-- Start --

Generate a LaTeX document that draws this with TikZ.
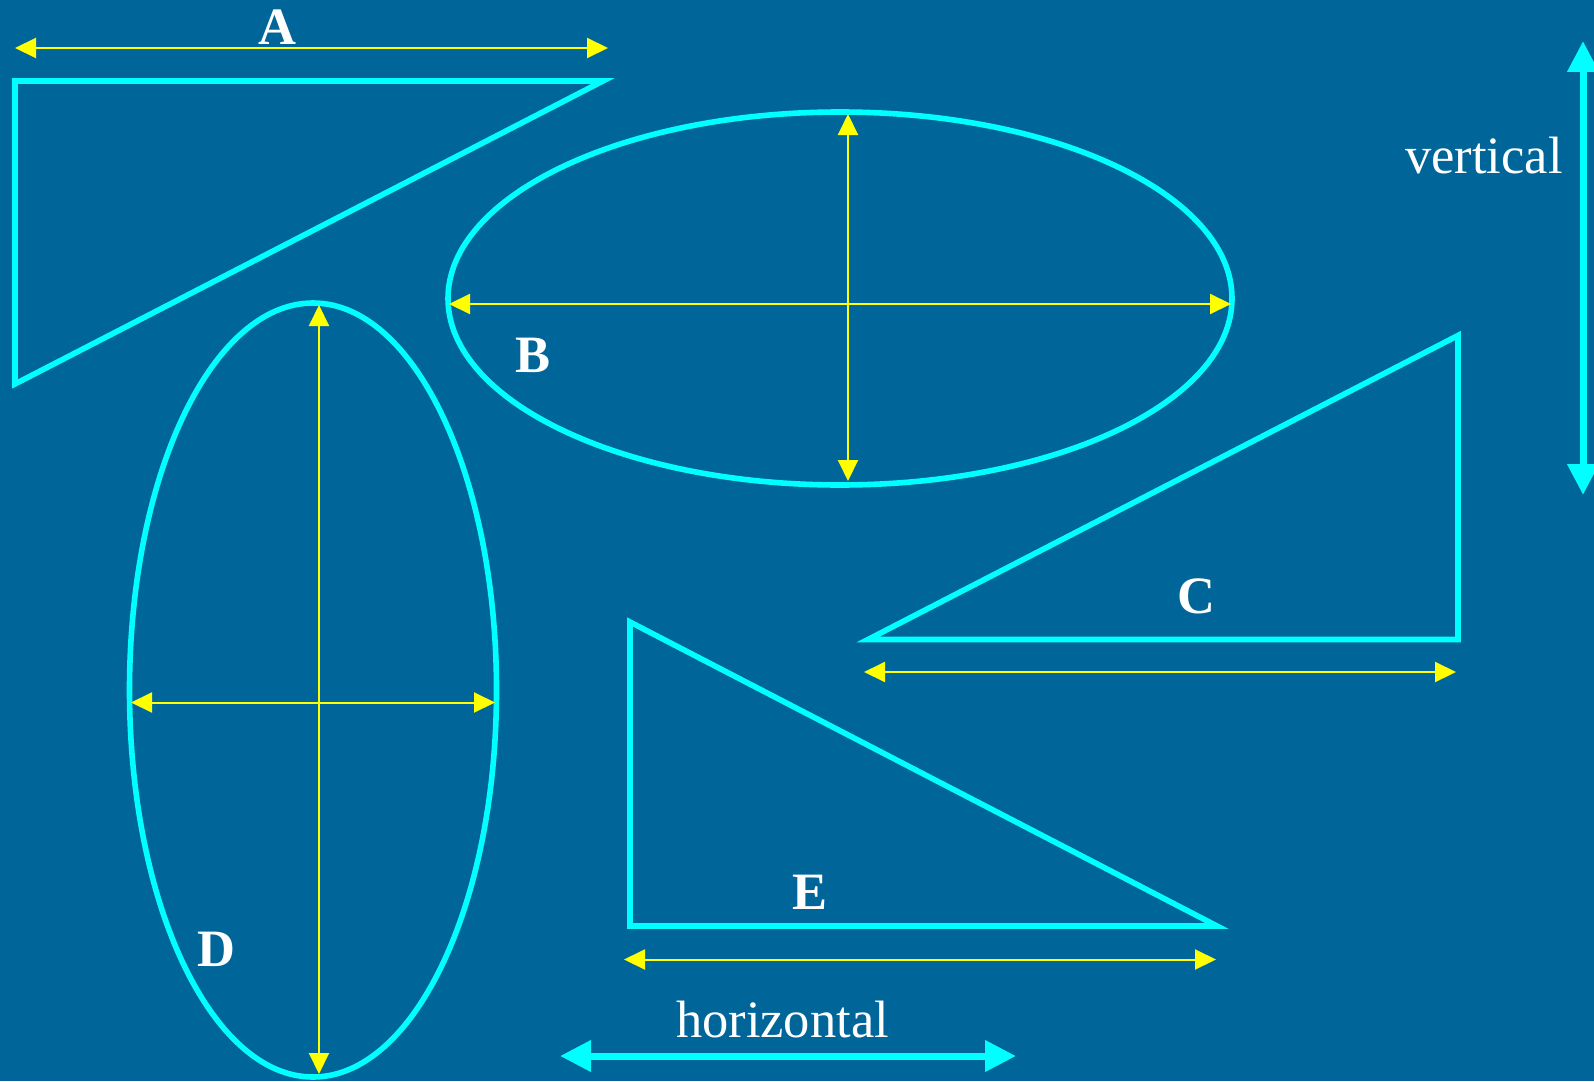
\documentclass[tikz,border=0pt]{standalone}
\usepackage{fontspec}
\setmainfont{Liberation Serif}
\usetikzlibrary{arrows.meta}
\definecolor{bg}{RGB}{0,102,153}
\definecolor{cyanline}{RGB}{0,255,255}
\definecolor{yel}{RGB}{255,255,0}
\tikzset{
  shape line/.style={draw=cyanline, line width=2.8pt},
  dimarrow/.style={draw=yel, line width=1pt, {Triangle[length=10.5pt,width=10pt]}-{Triangle[length=10.5pt,width=10pt]}},
  bigarrow/.style={draw=cyanline, line width=3.5pt, {Triangle[length=15.5pt,width=15pt]}-{Triangle[length=15.5pt,width=15pt]}},
  lbl/.style={text=white, inner sep=0pt, font=\fontsize{26.25}{30}\selectfont\bfseries, anchor=base},
  word/.style={text=white, inner sep=0pt, font=\fontsize{26.25}{30}\selectfont}
}
\begin{document}
\begin{tikzpicture}[x=0.5pt,y=-0.5pt]
\path[fill=bg, use as bounding box] (0,0) rectangle (1594,1081);

% Triangle A
\draw[shape line] (15,81) -- (603,81) -- (15,384) -- cycle;
\coordinate (a1) at (15,48);
\coordinate (a2) at (608,48);
\draw[dimarrow] (a1) -- (a2);
\node[lbl] (labA) at (277,45) {A};

% Ellipse B
\draw[shape line] (840,298.5) ellipse [x radius=196pt, y radius=93.25pt];
\coordinate (bl) at (449,304);
\coordinate (br) at (1231,304);
\coordinate (bt) at (848,114);
\coordinate (bb) at (848,481);
\draw[dimarrow] (bl) -- (br);
\draw[dimarrow] (bt) -- (bb);
\node[lbl] (labB) at (533,372) {B};

% Ellipse D
\draw[shape line] (313,690) ellipse [x radius=91.75pt, y radius=193.5pt];
\coordinate (dl) at (131,702.5);
\coordinate (dr) at (495,702.5);
\coordinate (dt) at (319,305);
\coordinate (db) at (319,1074);
\draw[dimarrow] (dl) -- (dr);
\draw[dimarrow] (dt) -- (db);
\node[lbl] (labD) at (216.5,966) {D};

% Triangle C
\draw[shape line] (868,639.5) -- (1458,639.5) -- (1458,335.5) -- cycle;
\coordinate (c1) at (864,672);
\coordinate (c2) at (1456,672);
\draw[dimarrow] (c1) -- (c2);
\node[lbl] (labC) at (1196.5,613) {C};

% Triangle E
\draw[shape line] (630,622) -- (630,926) -- (1217,926) -- cycle;
\coordinate (e1) at (624,959.5);
\coordinate (e2) at (1216,959.5);
\draw[dimarrow] (e1) -- (e2);
\node[lbl] (labE) at (810,909) {E};

% vertical
\coordinate (v1) at (1583,41);
\coordinate (v2) at (1583,495);
\draw[bigarrow] (v1) -- (v2);
\node[word, anchor=base east] (vert) at (1563,173) {vertical};

% horizontal
\coordinate (h1) at (560,1056);
\coordinate (h2) at (1016,1056);
\draw[bigarrow] (h1) -- (h2);
\node[word, anchor=base] (horiz) at (782.5,1037) {horizontal};
\end{tikzpicture}
\end{document}
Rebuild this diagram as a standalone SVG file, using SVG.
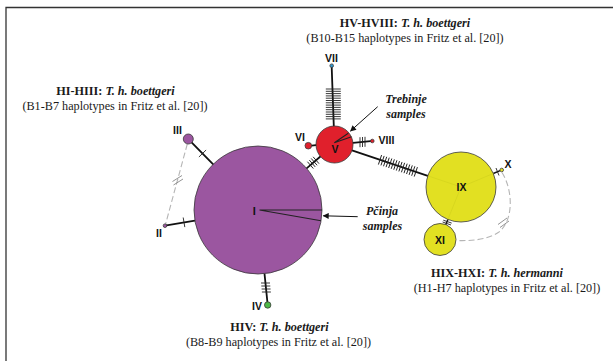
<svg xmlns="http://www.w3.org/2000/svg" width="613" height="361" viewBox="0 0 613 361">
  <style>
    .cap { font-family: "Liberation Serif", "Times New Roman", serif; font-size: 12.2px; fill: #1a1a1a; text-anchor: middle; }
    .b { font-weight: bold; }
    .bi { font-weight: bold; font-style: italic; }
    .note { font-family: "Liberation Serif", "Times New Roman", serif; font-size: 12px; font-weight: bold; font-style: italic; fill: #1a1a1a; text-anchor: middle; }
    .lbl { font-family: "Liberation Sans", Arial, sans-serif; font-size: 10.5px; font-weight: bold; fill: #111; text-anchor: middle; dominant-baseline: central; }
    .node { stroke: #3a3a3a; stroke-width: 0.8; }
    .edge { stroke: #111; stroke-width: 1.8; fill: none; stroke-linecap: round; }
    .tick { stroke: #222; stroke-width: 0.9; fill: none; }
    .dash { stroke: #b5b5b5; stroke-width: 1.1; fill: none; stroke-dasharray: 6 3; }
    .dtick { stroke: #888; stroke-width: 0.9; fill: none; }
    .sector { stroke: #222; stroke-width: 1.1; fill: none; }
    .faint { stroke: #d2d21c; stroke-width: 0.7; fill: none; }
    .arrow { stroke: #111; stroke-width: 1; fill: none; }
    .purple { fill: #9b56a0; }
    .red { fill: #e0202c; }
    .yellow { fill: #e2e022; }
    .green { fill: #4cb848; }
    .blue { fill: #2f95c8; }
  </style>
  <defs>
    <marker id="ah" viewBox="0 0 10 10" refX="9" refY="5" markerWidth="7" markerHeight="6" markerUnits="userSpaceOnUse" orient="auto">
      <path d="M0,0 L10,5 L0,10 z" fill="#111"/>
    </marker>
  </defs>

  <!-- frame -->
  <path d="M6,361 V7.5 H613" fill="none" stroke="#333" stroke-width="1.3"/>

  <!-- captions -->
  <g id="caption-HV">
    <text class="cap" x="405" y="27"><tspan class="b">HV-HVIII: </tspan><tspan class="bi">T. h. boettgeri</tspan></text>
    <text class="cap" x="405" y="41.5">(B10-B15 haplotypes in Fritz et al. [20])</text>
  </g>
  <g id="caption-HI">
    <text class="cap" x="115.5" y="94.5"><tspan class="b">HI-HIII: </tspan><tspan class="bi">T. h. boettgeri</tspan></text>
    <text class="cap" x="115" y="109.5">(B1-B7 haplotypes in Fritz et al. [20])</text>
  </g>
  <g id="caption-HIX">
    <text class="cap" x="497" y="276.5"><tspan class="b">HIX-HXI: </tspan><tspan class="bi">T. h. hermanni</tspan></text>
    <text class="cap" x="507" y="291.5">(H1-H7 haplotypes in Fritz et al. [20])</text>
  </g>
  <g id="caption-HIV">
    <text class="cap" x="279.5" y="331"><tspan class="b">HIV: </tspan><tspan class="bi">T. h. boettgeri</tspan></text>
    <text class="cap" x="278.5" y="346">(B8-B9 haplotypes in Fritz et al. [20])</text>
  </g>

  <!-- connectors -->
  <g id="connectors">
    <!-- III - I -->
    <line class="edge" x1="191.8" y1="142.6" x2="213.2" y2="164.4"/>
    <path class="tick" d="M206.1,150 L198.9,157"/>
    <!-- II - I -->
    <line class="edge" x1="166.5" y1="225.4" x2="194.9" y2="220.6"/>
    <path class="tick" d="M183.2,217.5 L184.8,227.1"/>
    <!-- IV - I -->
    <line class="edge" x1="264.5" y1="273.7" x2="267.4" y2="302"/>
    <path class="tick" d="M261,283 H270 M261.3,286 H270.3 M261.6,289 H270.6 M261.9,292 H270.9"/>
    <!-- I - V -->
    <line class="edge" x1="306.6" y1="168.4" x2="320.4" y2="156.5"/>
    <g transform="translate(306.6,168.4) rotate(-40.8)">
      <path class="tick" d="M5,-4.5 V4.5 M7.5,-4.5 V4.5 M10,-4.5 V4.5 M12.5,-4.5 V4.5"/>
    </g>
    <!-- VII - V -->
    <line class="edge" x1="331.7" y1="67.3" x2="333.8" y2="126"/>
    <path class="tick" d="M325,89 H340 M325,91.3 H340 M325,93.6 H340 M325,95.9 H340 M325,98.2 H340 M325,100.5 H340 M325,102.8 H340 M325,105.1 H340 M325,107.4 H340 M325,109.7 H340 M325,112 H340 M325,114.3 H340 M325,116.6 H340 M325,118.9 H340" transform="translate(0.8,0)"/>
    <!-- VI - V -->
    <line class="edge" x1="311.6" y1="145.6" x2="316" y2="145.1"/>
    <!-- VIII - V -->
    <line class="edge" x1="352.9" y1="142.8" x2="370.6" y2="141.2"/>
    <path class="tick" d="M360,137.2 V147.2 M362.5,137 V147 M365,136.8 V146.8"/>
    <!-- V - IX -->
    <line class="edge" x1="352" y1="150.4" x2="427.8" y2="175.8"/>
    <g transform="translate(334.5,144.5) rotate(18.6)">
      <path class="tick" d="M48,-5 V5 M50.7,-5 V5 M53.4,-5 V5 M56.1,-5 V5 M58.8,-5 V5 M61.5,-5 V5 M64.2,-5 V5 M66.9,-5 V5 M69.6,-5 V5 M72.3,-5 V5 M75,-5 V5 M77.7,-5 V5 M80.4,-5 V5 M83.1,-5 V5 M85.8,-5 V5"/>
    </g>
    <!-- IX - X -->
    <line class="edge" x1="493.3" y1="173.5" x2="500.1" y2="170.7" style="stroke-width:1.4"/>
    <path class="tick" d="M496,168 L499,175.5"/>
    <!-- IX - XI -->
    <line class="edge" x1="447.9" y1="219.4" x2="446" y2="224.2" style="stroke-width:1.4"/>
    <path class="tick" d="M443.3,220.2 L451.7,223.1 M442.6,222 L451,225"/>
    <!-- III - II (dashed) -->
    <line class="dash" x1="187.3" y1="144" x2="165.6" y2="224"/>
    <path class="dtick" d="M172.5,181.5 L182,175.5 M173.5,185 L183,179"/>
    <!-- X - XI (dashed) -->
    <path class="dash" d="M502,172.5 C513,190 514,220 499,232 C488,240 470,241 456.5,240.5"/>
    <path class="dtick" d="M498,224.5 L507,218 M500,227.5 L509,221"/>
    <!-- annotation arrows -->
    <line class="arrow" x1="377.7" y1="106.7" x2="350.5" y2="131" marker-end="url(#ah)"/>
    <line class="arrow" x1="357.7" y1="216.7" x2="323.3" y2="215.8" marker-end="url(#ah)"/>
  </g>

  <!-- nodes -->
  <g id="node-I">
    <circle class="node purple" cx="258" cy="210" r="64"/>
    <path class="sector" d="M259.5,210 H322 M259.5,210 L321,220.7"/>
    <text class="lbl" x="254.3" y="210.5" style="font-size:11px">I</text>
  </g>
  <g id="node-II">
    <circle class="node purple" cx="165" cy="225.7" r="1.8"/>
    <text class="lbl" x="159" y="233">II</text>
  </g>
  <g id="node-III">
    <circle class="node purple" cx="188.3" cy="139" r="5"/>
    <text class="lbl" x="177.5" y="130">III</text>
  </g>
  <g id="node-IV">
    <circle class="node green" cx="267.7" cy="305" r="3.2"/>
    <text class="lbl" x="257" y="306">IV</text>
  </g>
  <g id="node-V">
    <circle class="node red" cx="334.5" cy="144.5" r="18.5"/>
    <path class="sector" d="M334.3,142.7 L348.3,133.3 M334.3,142.7 L351.5,136.7"/>
    <text class="lbl" x="335" y="148.5">V</text>
  </g>
  <g id="node-VI">
    <circle class="node red" cx="308.3" cy="145.7" r="3.3"/>
    <text class="lbl" x="300" y="136.7">VI</text>
  </g>
  <g id="node-VII">
    <circle class="node blue" cx="331.7" cy="65.7" r="1.8"/>
    <text class="lbl" x="331.5" y="58.3">VII</text>
  </g>
  <g id="node-VIII">
    <circle class="node red" cx="372.3" cy="141" r="1.8"/>
    <text class="lbl" x="386.5" y="140">VIII</text>
  </g>
  <g id="node-IX">
    <circle class="node yellow" cx="461" cy="187" r="35"/>
    <path class="faint" d="M461,187 L427.8,175.8 M461,187 L447.9,219.4 M461,187 L493.3,173.5"/>
    <text class="lbl" x="461.5" y="186.7">IX</text>
  </g>
  <g id="node-X">
    <circle class="node yellow" cx="501.7" cy="170" r="1.8"/>
    <text class="lbl" x="508" y="163.5">X</text>
  </g>
  <g id="node-XI">
    <circle class="node yellow" cx="440" cy="239.5" r="16"/>
    <text class="lbl" x="440" y="239.5">XI</text>
  </g>

  <!-- annotations -->
  <g id="note-trebinje">
    <text class="note" x="406" y="102.5">Trebinje</text>
    <text class="note" x="406" y="117.5">samples</text>
  </g>
  <g id="note-pcinja">
    <text class="note" x="382" y="215">Pčinja</text>
    <text class="note" x="382.5" y="230">samples</text>
  </g>
</svg>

-- End --

> **What to work on**: Pictures excluded, repeat the records exactly from their opening line through the line containing "(labE) at (810,909)".

> **Solution to the exercise**:
Generate a LaTeX document that draws this with TikZ.
\documentclass[tikz,border=0pt]{standalone}
\usepackage{fontspec}
\setmainfont{Liberation Serif}
\usetikzlibrary{arrows.meta}
\definecolor{bg}{RGB}{0,102,153}
\definecolor{cyanline}{RGB}{0,255,255}
\definecolor{yel}{RGB}{255,255,0}
\tikzset{
  shape line/.style={draw=cyanline, line width=2.8pt},
  dimarrow/.style={draw=yel, line width=1pt, {Triangle[length=10.5pt,width=10pt]}-{Triangle[length=10.5pt,width=10pt]}},
  bigarrow/.style={draw=cyanline, line width=3.5pt, {Triangle[length=15.5pt,width=15pt]}-{Triangle[length=15.5pt,width=15pt]}},
  lbl/.style={text=white, inner sep=0pt, font=\fontsize{26.25}{30}\selectfont\bfseries, anchor=base},
  word/.style={text=white, inner sep=0pt, font=\fontsize{26.25}{30}\selectfont}
}
\begin{document}
\begin{tikzpicture}[x=0.5pt,y=-0.5pt]
\path[fill=bg, use as bounding box] (0,0) rectangle (1594,1081);

% Triangle A
\draw[shape line] (15,81) -- (603,81) -- (15,384) -- cycle;
\coordinate (a1) at (15,48);
\coordinate (a2) at (608,48);
\draw[dimarrow] (a1) -- (a2);
\node[lbl] (labA) at (277,45) {A};

% Ellipse B
\draw[shape line] (840,298.5) ellipse [x radius=196pt, y radius=93.25pt];
\coordinate (bl) at (449,304);
\coordinate (br) at (1231,304);
\coordinate (bt) at (848,114);
\coordinate (bb) at (848,481);
\draw[dimarrow] (bl) -- (br);
\draw[dimarrow] (bt) -- (bb);
\node[lbl] (labB) at (533,372) {B};

% Ellipse D
\draw[shape line] (313,690) ellipse [x radius=91.75pt, y radius=193.5pt];
\coordinate (dl) at (131,702.5);
\coordinate (dr) at (495,702.5);
\coordinate (dt) at (319,305);
\coordinate (db) at (319,1074);
\draw[dimarrow] (dl) -- (dr);
\draw[dimarrow] (dt) -- (db);
\node[lbl] (labD) at (216.5,966) {D};

% Triangle C
\draw[shape line] (868,639.5) -- (1458,639.5) -- (1458,335.5) -- cycle;
\coordinate (c1) at (864,672);
\coordinate (c2) at (1456,672);
\draw[dimarrow] (c1) -- (c2);
\node[lbl] (labC) at (1196.5,613) {C};

% Triangle E
\draw[shape line] (630,622) -- (630,926) -- (1217,926) -- cycle;
\coordinate (e1) at (624,959.5);
\coordinate (e2) at (1216,959.5);
\draw[dimarrow] (e1) -- (e2);
\node[lbl] (labE) at (810,909) {E};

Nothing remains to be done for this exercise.